Blog Credo

The whole aim of practical politics is to keep the populace alarmed (and hence clamorous to be led to safety) by menacing it with an endless series of hobgoblins, all of them imaginary.

H.L. Mencken

Thursday, November 6, 2014

No, Virginia, There Won't Be Immigration Reform

http://www.vox.com/2014/11/6/7159267/republicans-congress-immigration-reform-2015

Dara Lind at Vox suggests that the clue we won't have immigration reform is that GOP members aren't guaranteeing anything on Telemundo, where they might safely make vague promises.

OK.  Sure.

But more important is the language from McConnell and Boehner.  From the article:
What Republicans on Congress appear to agree on, however, is that any executive action by Obama on the issue of immigration is going to "poison the well" (in Speaker Boehner's words) for Congress to do anything about it. On Wednesday, incoming Majority Leader McConnell compared executive action on immigration to"waving a red flag in front of a bull." If congressional Republicans plan to make an exception to their recalcitrance so that they can get a border-security bill passed, they're certainly not mentioning it. (Bulls aren't known for only busting through particular aisles of china shops.)

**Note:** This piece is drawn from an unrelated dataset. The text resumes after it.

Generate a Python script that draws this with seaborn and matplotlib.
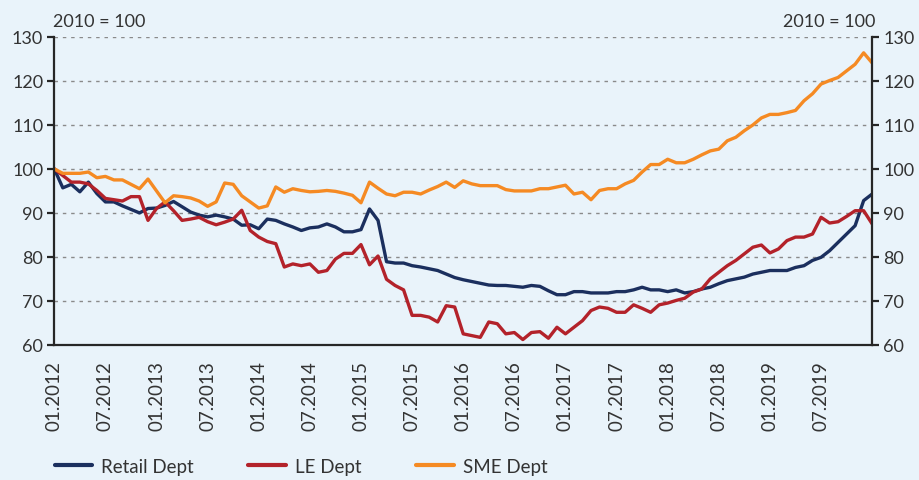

What they are doing here is setting up the conditions for inaction.  Boehner and McConnell know they can't get much through the House.  The Senate passed reform and could probably pass something even with crazy assed Joni Ernst in the GOP caucus.

But the House won't pass dick.  Period.  Full stop.  They never will as long as the GOP controls that chamber.

So, they are creating a scenario where they will try and blame Obama for their own ineptitude.  As Obama notes, they can still pass something after his executive orders.  If, say, he makes it easier for DREAMers to stay or stops the deportation of the parents of minor American citizens (anchor babies!), there is nothing that can prevent Congress from passing something similar.  Or they could even overturn those executive actions through laws.

But Obama understands that all that Latino voters know is that no one is taking action on immigration reform.  And so they aren't going to vote.  And so we have Senator-elect Cory Gardner.  If he DOES take action, and the GOP works tirelessly to overturn his actions, then the GOP will cement Latino voters into the Democratic party.

McConnell and Boehner understand this.  So they are working on a procedural counter-argument.

It won't work.  And they are probably smart enough to know it won't work.  It's more CYA than realistic counter-argument.

In the days since the election, I've had some interactions with the Hive Mind on Facebook.  These are people who are dead sure they know the real truth (liberals are the real racists, it's Obama's fault there's no budget) even though that truth flies in the face of known facts.

So McConnell and Boehner are preparing the next poutrage for Fox News viewer to ingest.  They can tell themselves that Obama is the reason that immigration reform died in Congress.

Like so much else, it's a lie.  But I don't think it's a lie that will work.